Now that we have verified that our workflow is available as an action, we need to assign this action to either an existing alert recommendation or a newly created recommendation. To do this, select Recommendations under the Alert Settings, then click on the green plus sign to create a new recommendation. Enter a string that describes what the recommendation is, then select vRealize Orchestrator Adapter from the Adapter Type list. For the Action, select your workflow from the list then click the SAVE button.

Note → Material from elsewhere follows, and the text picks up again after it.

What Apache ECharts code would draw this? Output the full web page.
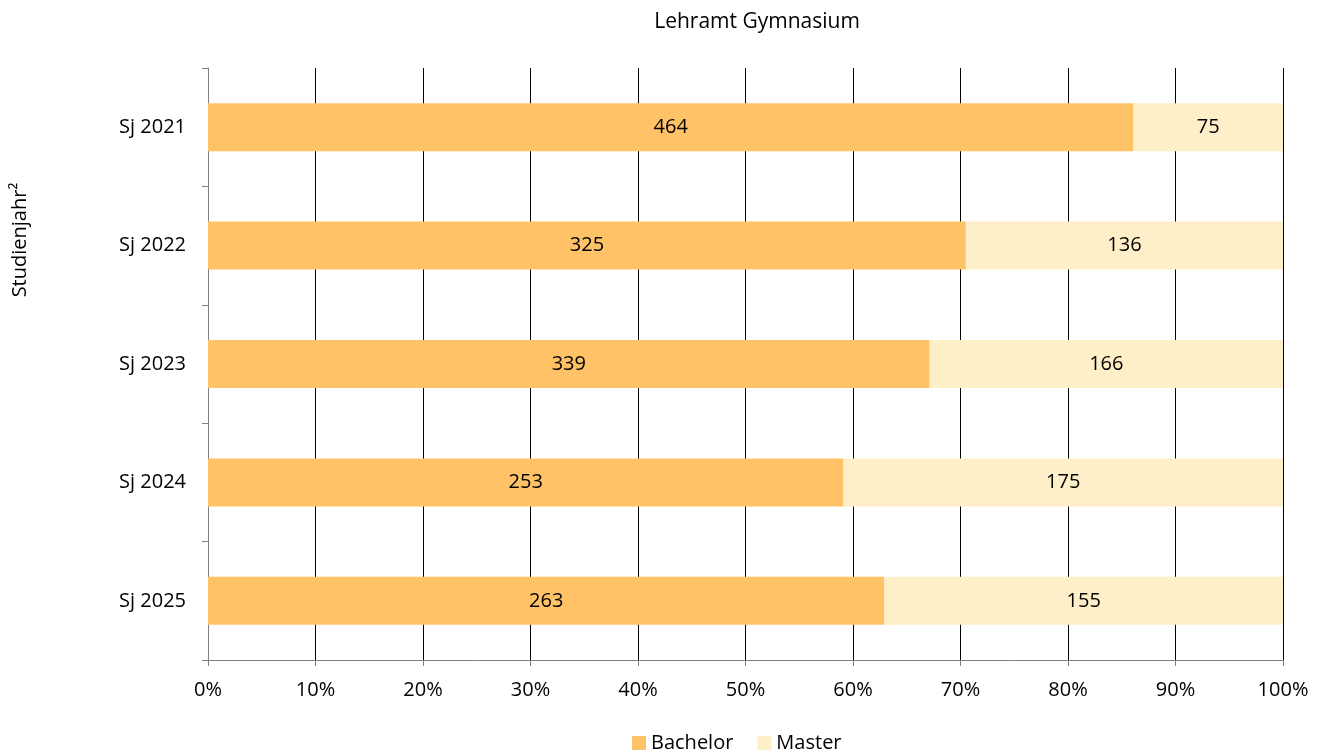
<!DOCTYPE html>
<html><head><meta charset="utf-8">
<script src="https://cdn.jsdelivr.net/npm/echarts@6/dist/echarts.min.js"></script>
<style>html,body{margin:0;padding:0;background:#fff}#c{width:1323px;height:754px}</style>
</head><body><div id="c"></div>
<script>
const categories = ['Sj 2021','Sj 2022','Sj 2023','Sj 2024','Sj 2025'];
const bachelor = [464, 325, 339, 253, 263];
const master = [75, 136, 166, 175, 155];
const xTicks = [0,10,20,30,40,50,60,70,80,90,100];

const totals = bachelor.map((b,i)=>b+master[i]);
const bShare = bachelor.map((b,i)=>b/totals[i]*100);
const mShare = master.map((m,i)=>m/totals[i]*100);
const FONT = '"Open Sans", "Liberation Sans", sans-serif';
const FS = 20;

const chart = echarts.init(document.getElementById('c'));
chart.setOption({
  animation:false,
  grid:{left:208,right:40,top:68,bottom:94},
  legend:{left:627,top:728,itemWidth:14,itemHeight:14,itemGap:24,icon:'rect',
    textStyle:{fontFamily:FONT,fontSize:FS,color:'#000'},data:['Bachelor','Master']},
  xAxis:{type:'value',min:0,max:100,interval:10,
    axisLine:{show:true,lineStyle:{color:'#808080'}},
    axisTick:{show:true,length:6,lineStyle:{color:'#808080'}},
    axisLabel:{formatter:v=>v+'%',fontFamily:FONT,fontSize:FS,color:'#000',margin:20},
    splitLine:{show:true,lineStyle:{color:'#000',width:1}}},
  yAxis:{type:'category',data:categories,inverse:true,
    axisLine:{show:true,lineStyle:{color:'#808080'}},
    axisTick:{show:true,length:6,alignWithLabel:false,lineStyle:{color:'#808080'}},
    axisLabel:{fontFamily:FONT,fontSize:FS,color:'#000',margin:22}},
  graphic:[
    {type:'text',x:757,y:22,
     style:{text:'Lehramt Gymnasium',fontFamily:FONT,fontSize:21,fill:'#000',textAlign:'center',textVerticalAlign:'middle'}},
    {type:'text',x:20,y:240,rotation:Math.PI/2,
     style:{text:'Studienjahr²',fontFamily:FONT,fontSize:FS,fill:'#000',textAlign:'center',textVerticalAlign:'middle'}}],
  series:[
    {name:'Bachelor',type:'bar',stack:'s',barWidth:48,data:bShare,
     itemStyle:{color:'#FFC266'},
     label:{show:true,position:'inside',fontFamily:FONT,fontSize:FS,color:'#000',formatter:p=>bachelor[p.dataIndex]}},
    {name:'Master',type:'bar',stack:'s',barWidth:48,data:mShare,
     itemStyle:{color:'#FFEFC9'},
     label:{show:true,position:'inside',fontFamily:FONT,fontSize:FS,color:'#000',formatter:p=>master[p.dataIndex]}}
  ]
});
</script></body></html>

Since we are creating a new recommendation in this example, we now need to assign this recommendation to an alert. To do this, click on Alert Definitions under the Alert Settings. Either create a new alert definition or select an existing definition to edit. While I recommend creating a custom alert specific to the DoD STIG checks, for this example, I will assign our new recommendation to the existing alert Virtual Machine is violating Risk Profile 1 in VMware vSphere Security Configuration Guide for vSphere version 6.7. To accomplish this, we will select the alert from the list of alerts and click on the pencil icon at the top of the list to edit the alert definition. In the resulting dialog, we will select Add Recommendations from the left side. Filter the list of recommendations by searching for “stig”, and then drag/drop the recommendation from the left side to the Recommendations section on the right side of the Alert Definition Workspace ensuring that our recommendation is the first in the list. Click the SAVE button to update the alert definition.

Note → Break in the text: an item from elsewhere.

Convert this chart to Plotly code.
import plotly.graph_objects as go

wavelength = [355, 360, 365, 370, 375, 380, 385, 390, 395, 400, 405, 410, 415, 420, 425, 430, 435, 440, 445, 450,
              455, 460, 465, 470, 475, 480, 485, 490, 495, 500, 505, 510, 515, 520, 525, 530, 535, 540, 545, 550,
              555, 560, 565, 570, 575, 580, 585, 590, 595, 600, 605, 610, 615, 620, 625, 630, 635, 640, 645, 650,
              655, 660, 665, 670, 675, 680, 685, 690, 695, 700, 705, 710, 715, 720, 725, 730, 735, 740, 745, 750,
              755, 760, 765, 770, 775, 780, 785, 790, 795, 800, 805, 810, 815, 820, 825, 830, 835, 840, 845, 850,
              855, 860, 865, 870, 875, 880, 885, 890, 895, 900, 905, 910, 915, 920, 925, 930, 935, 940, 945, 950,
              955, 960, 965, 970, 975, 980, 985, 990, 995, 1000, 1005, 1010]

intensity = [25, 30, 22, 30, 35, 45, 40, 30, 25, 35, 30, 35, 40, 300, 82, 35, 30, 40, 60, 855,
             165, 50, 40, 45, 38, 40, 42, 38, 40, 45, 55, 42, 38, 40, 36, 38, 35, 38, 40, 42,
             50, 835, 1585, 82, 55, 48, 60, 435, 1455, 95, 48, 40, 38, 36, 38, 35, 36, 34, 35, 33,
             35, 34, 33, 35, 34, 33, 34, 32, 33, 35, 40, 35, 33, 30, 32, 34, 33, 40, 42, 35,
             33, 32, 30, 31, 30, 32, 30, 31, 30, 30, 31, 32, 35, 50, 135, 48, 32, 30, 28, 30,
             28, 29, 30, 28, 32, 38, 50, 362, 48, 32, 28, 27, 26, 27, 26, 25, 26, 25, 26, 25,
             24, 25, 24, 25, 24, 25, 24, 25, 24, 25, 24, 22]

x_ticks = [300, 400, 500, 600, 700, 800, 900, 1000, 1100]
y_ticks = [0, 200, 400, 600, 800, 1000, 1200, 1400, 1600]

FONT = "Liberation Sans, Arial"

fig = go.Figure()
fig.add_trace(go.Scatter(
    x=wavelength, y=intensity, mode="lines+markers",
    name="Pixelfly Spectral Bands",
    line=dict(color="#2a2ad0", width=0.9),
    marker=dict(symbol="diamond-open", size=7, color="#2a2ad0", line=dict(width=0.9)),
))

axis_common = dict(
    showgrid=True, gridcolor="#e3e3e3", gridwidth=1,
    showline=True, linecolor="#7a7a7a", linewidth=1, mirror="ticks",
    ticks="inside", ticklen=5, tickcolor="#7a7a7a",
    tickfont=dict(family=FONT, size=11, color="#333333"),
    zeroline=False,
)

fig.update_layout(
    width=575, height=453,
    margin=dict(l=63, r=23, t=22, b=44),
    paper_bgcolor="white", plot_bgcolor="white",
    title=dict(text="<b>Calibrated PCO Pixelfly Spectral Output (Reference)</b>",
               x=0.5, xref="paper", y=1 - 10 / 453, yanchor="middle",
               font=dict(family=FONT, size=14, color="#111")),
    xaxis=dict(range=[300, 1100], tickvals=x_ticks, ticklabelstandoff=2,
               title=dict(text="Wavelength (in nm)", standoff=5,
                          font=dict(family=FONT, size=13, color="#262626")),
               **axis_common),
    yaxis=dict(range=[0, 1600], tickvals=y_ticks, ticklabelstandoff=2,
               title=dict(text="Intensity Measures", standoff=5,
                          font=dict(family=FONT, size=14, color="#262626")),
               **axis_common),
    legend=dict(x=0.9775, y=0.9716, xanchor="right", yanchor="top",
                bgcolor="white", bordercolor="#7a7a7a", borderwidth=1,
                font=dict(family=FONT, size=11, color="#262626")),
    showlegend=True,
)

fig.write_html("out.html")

The final step is to configure our vRealize Orchestrator policy so that the alert is configured to execute the automation. To do this, select Administration from the top of the window, then select Policies from the left side of the window. Select the policy that you would like to apply this automation to, then click the pencil icon at the top of the list to edit the policy.

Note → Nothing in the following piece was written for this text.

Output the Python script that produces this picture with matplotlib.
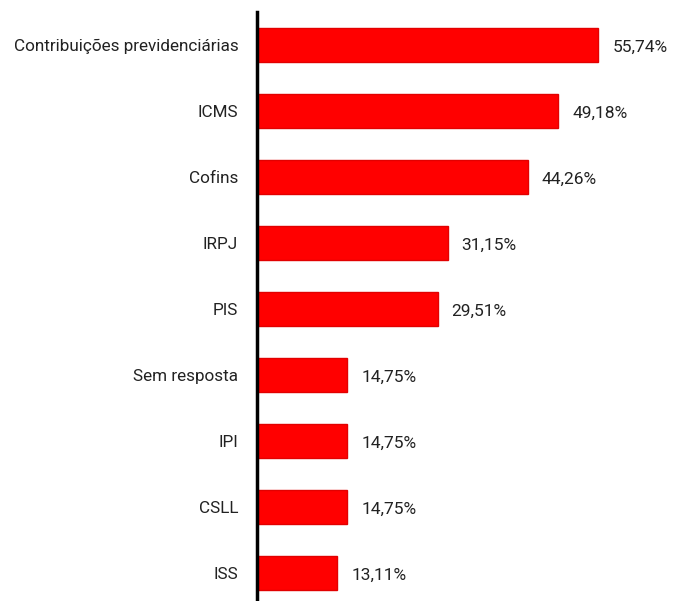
import matplotlib
matplotlib.use("Agg")
import matplotlib.pyplot as plt

plt.rcParams["font.family"] = ["Roboto", "DejaVu Sans"]

categories = ["Contribuições previdenciárias", "ICMS", "Cofins", "IRPJ", "PIS",
              "Sem resposta", "IPI", "CSLL", "ISS"]
values = [55.74, 49.18, 44.26, 31.15, 29.51, 14.75, 14.75, 14.75, 13.11]
value_labels = ["55,74%", "49,18%", "44,26%", "31,15%", "29,51%",
                "14,75%", "14,75%", "14,75%", "13,11%"]

W, H = 674, 601
fig = plt.figure(figsize=(W / 100, H / 100), dpi=100)
left_px, right_px, top_px, bottom_px = 257, 674, 12, 601
ax = fig.add_axes([left_px / W, 1 - bottom_px / H, (right_px - left_px) / W, (bottom_px - top_px) / H])

pos = list(range(len(categories)))
ax.barh(pos, values, height=0.52, color="#ff0000", edgecolor="#e20000", linewidth=1.0)
ax.set_ylim(8 + 28 / 66, -0.5)
ax.set_xlim(0, (right_px - left_px) / 6.12)

for p, v, lab in zip(pos, values, value_labels):
    ax.text(v + 2.3, p + 0.03, lab, va="center", ha="left", fontsize=12.5, color="#222222")

ax.set_yticks(pos)
ax.set_yticklabels(categories, fontsize=12.3, color="#222222")
ax.tick_params(axis="y", length=0, pad=13.5)
ax.set_xticks([])
for s in ["top", "right", "bottom"]:
    ax.spines[s].set_visible(False)
ax.spines["left"].set_linewidth(2.5)
ax.spines["left"].set_color("black")

fig.savefig("out.png", dpi=100)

In the resulting Edit Monitoring Policy dialog, select Alert/Symptom Definitions from the left side. In the Filter box at the top of the Alert Definitions list, we’ll search for “Virtual Machine is violating Risk Profile 1 in VMware vSphere Security Configuration Guide for vSphere version 6.7”. This should filter the list so that only our desired alert is listed. Notice that our action is listed under the Actionable Recommendations. To have vRealize Operations automatically execute this action, under the Automate column, change the value from Inherit to the value Local that has a green checkmark to the left of it. Click the SAVE button to save the policy change.
Now that the policy has been changed to include the automated remediation action, vRealize Operations will execute our workflow against every VM that generates the alert “Virtual Machine is violating Risk Profile 1 in VMware vSphere Security Configuration Guide for vSphere version 6.7”. vRealize Operations will only execute the automation a single time when the alert is first generated. Because of this, any existing VMs that already have the alert active will need to have the alert canceled so that vRealize Operations can regenerate the alert.
That is all there is to it. Every time your alert triggers, it will now automatically execute your vRealize Orchestrator workflow. To verify that this has occurred, go back to the Recent Tasks list in vRealize Operations by selection Administration at the top of the window, then expand History, and select Recent Tasks.